By ANDREA RODRIGUEZ | Associated Press Writer
4:22 PM CST, February 6, 2008
HAVANA - Taking up Raul Castro's invitation to speak their minds without
fear of reprisal, more Cubans have begun publicly complaining and
challenging government policies on everything from limits on Internet
access to travel restrictions.
This week some leading figures called for change: Culture Minister Abel
Prieto said that he supports gay marriage, and famed folk singer Silvio
Rodriguez said he believes all Cubans should be free to travel abroad
and stay in the hotels reserved for foreign tourists.
Open challenges of government authority remain rare in Cuba, where the
Communist Party dominates all levels of power. But since replacing his
older brother Fidel as acting president, Raul Castro has urged Cuban
citizens to help shape their country's economic future.
Tentatively at first, then more audaciously, Cubans have responded.
University students, for example, were outspoken in a town-hall style
meeting on Jan. 19 with Ricardo Alarcon, the president of Cuba's
legislature. A video of the meeting posted on the Internet shows student
leaders challenging him to explain why government policies fail to live
up to Cuba's egalitarian ideals.
They asked Alarcon why many basic goods -- including toiletries and
clothes -- are sold in convertible currency meant for tourists and
foreigners, making some necessities virtually inaccessible to state
employees paid in Cuban pesos worth much less. They complained about
laws prohibiting citizens from entering state-run hotels without
official permission. They complained about limits on Internet access,
and on rules that make getting a travel visa nearly impossible for most
Cubans.
Alarcon ducked questions about the Internet and called travel a
privilege, not a right. When he was their age, before the revolution, he
told the students, he wasn't able to enter Cuba's luxury nightclubs or
exclusive beaches.
"I never set foot in the Tropicana, nor Varadero," he said. "You know
why? "Because my father didn't have the money to pay for it!"
However, other powerful Cuban figures joined the calls for societal change.
"I think that marriage between lesbians, between homosexuals can be
perfectly approved and that in Cuba that wouldn't cause an earthquake or
anything like that," Prieto, a member of the party's powerful Politburo,
told reporters following a screening of a documentary on Rodriguez's career.
Cuban lawmakers are considering a proposal to allow gay marriages,
though its progress in the legislature's closed-door sessions remains
unclear.
A 57-year-old writer turned political leader, Prieto is the only top
Cuban government official who sports shoulder-length hair. But he is
also a member of the island's supreme governing body, the Council of
State. And he said he supports what Raul Castro has termed a "debate" on
Cuba's future.
The "immense majority of intellectuals" want to "confront problems, to
battle all expressions of bureaucracy in culture and in society and at
the same time defend this revolution and socialism," Prieto said.

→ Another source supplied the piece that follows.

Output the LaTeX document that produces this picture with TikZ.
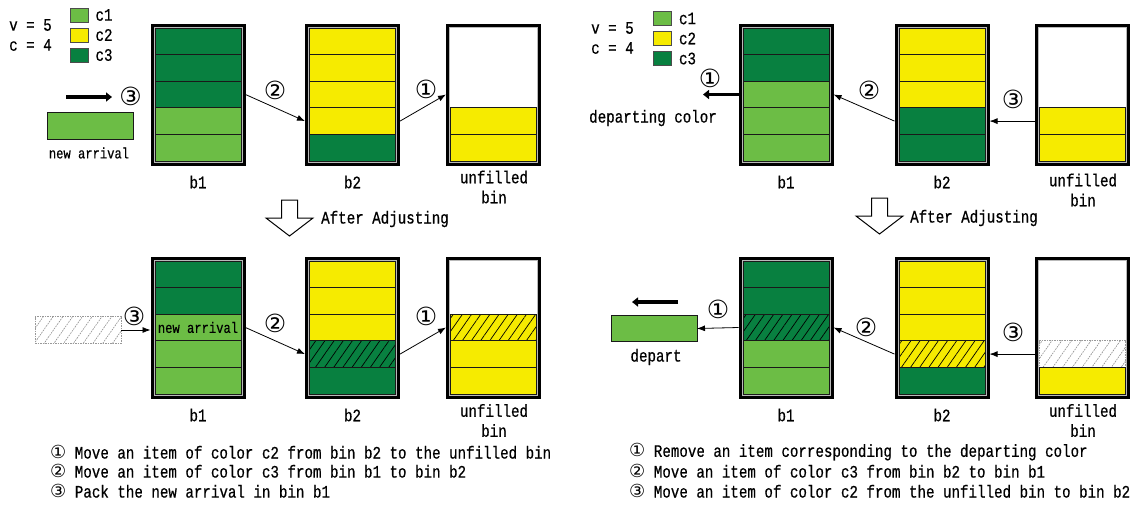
\documentclass[tikz,border=0pt]{standalone}
\usepackage{fontspec}
\newfontfamily\monofont[FakeStretch=0.81,FakeBold=0.5]{Liberation Mono}
\newfontfamily\circfont{DejaVu Sans}
\usetikzlibrary{positioning,fit,arrows.meta,patterns.meta}

\definecolor{cone}{RGB}{108,189,69}
\definecolor{ctwo}{RGB}{246,235,0}
\definecolor{cthree}{RGB}{8,128,64}

\newcommand{\Ring}[1]{{\circfont\fontsize{18pt}{18pt}\selectfont #1}}

\tikzset{
  item/.style={minimum width=86pt, minimum height=26.6pt, inner sep=0pt, outer sep=0pt, draw=black!90, line width=0.7pt},
  ione/.style={fill=cone},
  itwo/.style={fill=ctwo},
  ithree/.style={fill=cthree},
  itwoh/.style={preaction={fill=ctwo}, pattern={Lines[angle=55,distance=7.5pt,line width=0.7pt]}, pattern color=black},
  ithreeh/.style={preaction={fill=cthree}, pattern={Lines[angle=55,distance=7.5pt,line width=0.7pt]}, pattern color=black},
  ighost/.style={draw=gray!80, dash pattern=on 1.5pt off 1pt, preaction={fill=white}, pattern={Lines[angle=55,distance=8pt,line width=0.6pt]}, pattern color=gray!90},
  iempty/.style={draw=none},
  binframe/.style={draw=black, line width=3pt, inner sep=3pt},
  binline/.style={draw=gray!55, line width=0.8pt, inner sep=1pt},
  key/.style={draw=black!70, line width=0.6pt, minimum width=18pt, minimum height=14pt, inner sep=0pt},
  lbl/.style={font=\monofont\fontsize{17.5pt}{20pt}\selectfont, inner sep=1pt},
  lblsmall/.style={font=\monofont\fontsize{15pt}{17pt}\selectfont, inner sep=1pt},
  num/.style={font=\circfont\fontsize{25pt}{25pt}\selectfont, inner sep=0pt},
  move/.style={line width=0.8pt, -{Latex[length=8pt,width=6pt]}},
  fatarrow/.style={line width=3.2pt, -{Triangle[length=6pt,width=9pt]}},
}

% one bin: name, centre x, top y, row styles from top to bottom
\newcommand{\Bin}[4]{
    \foreach \s [count=\i] in {#4}
        \node[item,\s] (#1-\i) at (#2,{#3+(\i-0.5)*26.6}) {};
    \node[binline, fit=(#1-1)(#1-5)] {};
    \node[binframe, fit=(#1-1)(#1-5)] (#1) {};
}

% hollow arrow: centre x, top y
\newcommand{\Adjust}[2]{
    \draw[fill=white, line width=1pt] (#1-8,#2) -- (#1+8,#2) -- (#1+8,#2+18) -- (#1+23.5,#2+18)
        -- (#1,#2+36) -- (#1-23.5,#2+18) -- (#1-8,#2+18) -- cycle;
}

\begin{document}
\begin{tikzpicture}[x=1pt,y=-1pt]
    \useasboundingbox[fill=white] (0,0) rectangle (1138,504);

    % arrival, before
    \node[lbl, anchor=west] (lv) at (8,25) {v = 5};
    \node[lbl, anchor=west] (lc) at (8,45) {c = 4};
    \node[key, fill=cone] (lk1) at (79,15) {};
    \node[key, fill=ctwo] (lk2) at (79,35) {};
    \node[key, fill=cthree] (lk3) at (79,55) {};
    \node[lbl, right=6pt of lk1] (lk1name) {c1};
    \node[lbl, right=6pt of lk2] (lk2name) {c2};
    \node[lbl, right=6pt of lk3] (lk3name) {c3};
    \Bin{lb1}{198}{28}{ithree,ithree,ithree,ione,ione}
    \Bin{lb2}{352.5}{28}{itwo,itwo,itwo,itwo,ithree}
    \Bin{lub}{493.5}{28}{iempty,iempty,iempty,itwo,itwo}
    \node[item, ione] (arrive) at (90,126) {};
    \node[lblsmall] (arrivename) at (89,153) {new arrival};
    \coordinate (lfatA) at (66,97);
    \coordinate (lfatB) at (112,97);
    \draw[fatarrow] (lfatA) -- (lfatB);
    \node[num] (la3) at (130.5,96) {③};
    \draw[move] (lb1.east |- lb1-3) -- (lb2.west |- lb2-4);
    \node[num] (la2) at (275,90) {②};
    \draw[move] (lb2.east |- lb2-4) -- (lub.west |- lub-3);
    \node[num] (la1) at (426,89) {①};
    \node[lbl] (lb1name) at (198,182) {b1};
    \node[lbl] (lb2name) at (352.5,182) {b2};
    \node[lbl, align=center] (lubname) at (494,187) {unfilled\\bin};
    \Adjust{289.5}{200}
    \node[lbl, anchor=west] (ladjust) at (320,219) {After Adjusting};

    % arrival, after
    \Bin{ab1}{198}{261}{ithree,ithree,ione,ione,ione}
    \Bin{ab2}{352.5}{261}{itwo,itwo,itwo,ithreeh,ithree}
    \Bin{aub}{493.5}{261}{iempty,iempty,itwoh,itwo,itwo}
    \node[lblsmall] (anew) at (ab1-3) {new arrival};
    \node[item, ighost] (ghostbox) at (78,330) {};
    \draw[move] (ghostbox.east) -- (ab1.west |- ghostbox.east);
    \node[num] (aa3) at (134,316) {③};
    \draw[move] (ab1.east |- ab1-3) -- (ab2.west |- ab2-4);
    \node[num] (aa2) at (275,323) {②};
    \draw[move] (ab2.east |- ab2-4) -- (aub.west |- aub-3);
    \node[num] (aa1) at (426,316) {①};
    \node[lbl] (ab1name) at (198,415) {b1};
    \node[lbl] (ab2name) at (352.5,415) {b2};
    \node[lbl, align=center] (aubname) at (494,420.5) {unfilled\\bin};
    \node[lbl, anchor=west] (acap1) at (49,452) {\Ring{①} Move an item of color c2 from bin b2 to the unfilled bin};
    \node[lbl, anchor=west] (acap2) at (49,471) {\Ring{②} Move an item of color c3 from bin b1 to bin b2};
    \node[lbl, anchor=west] (acap3) at (49,491) {\Ring{③} Pack the new arrival in bin b1};

    % departure, before
    \node[lbl, anchor=west] (rv) at (590,28) {v = 5};
    \node[lbl, anchor=west] (rc) at (590,48) {c = 4};
    \node[key, fill=cone] (rk1) at (662.5,18.5) {};
    \node[key, fill=ctwo] (rk2) at (662.5,38.5) {};
    \node[key, fill=cthree] (rk3) at (662.5,58.5) {};
    \node[lbl, right=6pt of rk1] (rk1name) {c1};
    \node[lbl, right=6pt of rk2] (rk2name) {c2};
    \node[lbl, right=6pt of rk3] (rk3name) {c3};
    \Bin{rb1}{786}{28}{ithree,ithree,ione,ione,ione}
    \Bin{rb2}{942}{28}{itwo,itwo,itwo,ithree,ithree}
    \Bin{rub}{1082.5}{28}{iempty,iempty,iempty,itwo,itwo}
    \coordinate (rfat) at (703,94.5);
    \draw[fatarrow] (rb1.west |- rb1-3) -- (rfat);
    \node[num] (ra1) at (710,78) {①};
    \node[lbl] (rdeparting) at (653,118) {departing color};
    \draw[move] (rb2.west |- rb2-4) -- (rb1.east |- rb1-3);
    \node[num] (ra2) at (869,90) {②};
    \draw[move] (rub.west |- rub-4) -- (rb2.east |- rb2-4);
    \node[num] (ra3) at (1013,99) {③};
    \node[lbl] (rb1name) at (786,182) {b1};
    \node[lbl] (rb2name) at (942,182) {b2};
    \node[lbl, align=center] (rubname) at (1083,190) {unfilled\\bin};
    \Adjust{879.5}{198}
    \node[lbl, anchor=west] (radjust) at (909,218) {After Adjusting};

    % departure, after
    \Bin{db1}{786}{261}{ithree,ithree,ithreeh,ione,ione}
    \Bin{db2}{942}{261}{itwo,itwo,itwo,itwoh,ithree}
    \Bin{dub}{1082.5}{261}{iempty,iempty,iempty,ighost,itwo}
    \node[item, ione] (depart) at (654,328.5) {};
    \node[lbl] (departname) at (656,357) {depart};
    \coordinate (dfatA) at (678,302);
    \coordinate (dfatB) at (632,302);
    \draw[fatarrow] (dfatA) -- (dfatB);
    \draw[move] (db1.west |- db1-3) -- (depart.east);
    \node[num] (da1) at (718,309) {①};
    \draw[move] (db2.west |- db2-4) -- (db1.east |- db1-3);
    \node[num] (da2) at (866,327) {②};
    \draw[move] (dub.west |- dub-4) -- (db2.east |- db2-4);
    \node[num] (da3) at (1013,332) {③};
    \node[lbl] (db1name) at (786,415) {b1};
    \node[lbl] (db2name) at (942,415) {b2};
    \node[lbl, align=center] (dubname) at (1083,420.5) {unfilled\\bin};
    \node[lbl, anchor=west] (dcap1) at (628,452) {\Ring{①} Remove an item corresponding to the departing color};
    \node[lbl, anchor=west] (dcap2) at (628,471) {\Ring{②} Move an item of color c3 from bin b2 to bin b1};
    \node[lbl, anchor=west] (dcap3) at (628,491) {\Ring{③} Move an item of color c2 from the unfilled bin to bin b2};
\end{tikzpicture}
\end{document}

Rodriguez, whose songs have made him a leading voice of the Cuban
revolution, described what Cuba is going through now as "a moment of
change, of transition ... not the only one I have lived to see within
the revolution."
The internationally renowned folk singer is a member of parliament who
has long defended the Cuban government in the face of criticism over
alleged human rights violations. Nonetheless, Rodriguez said Tuesday
that authorities should ease restrictions that prevent many Cubans from
entering state-run hotels, traveling overseas and even within their own
country. "Permission to leave and enter should be completely open,"
Rodriguez said.
For decades, Cuba has restricted travel to keep citizens from flooding
large cities in search of jobs. It also limits visas abroad, citing
national security concerns. Since Cuba first began accepting foreign
tourists en masse in the early 1990s, most Cubans have been barred from
hotels, even if they can pay for rooms.
Cubans also are complaining about a law requiring citizens to register
their full salaries for taxation if they have been paid illegally in
dollars or euros for working for foreign firms or embassies.
Oscar Espinosa Chepe, a state-trained economist who became an
independent journalist and an anti-communist, documented a Jan. 12
public meeting at state-run employment agency Acroex in which employees
criticized the new measure.
"Nobody can disagree with Cuban workers paying taxes on their earnings,
something which happens in the whole world," Espinosa Chepe wrote in an
article released Tuesday. But he blasted government requirements that
Cubans who work for foreigners arrange their jobs through state
employment agencies, which collect hefty fees in convertible currency
and then pay the employees in less valuable regular pesos.
In the article, he said the meeting caused such an uproar that officials
suspended plans for similar forums at other state-run firms.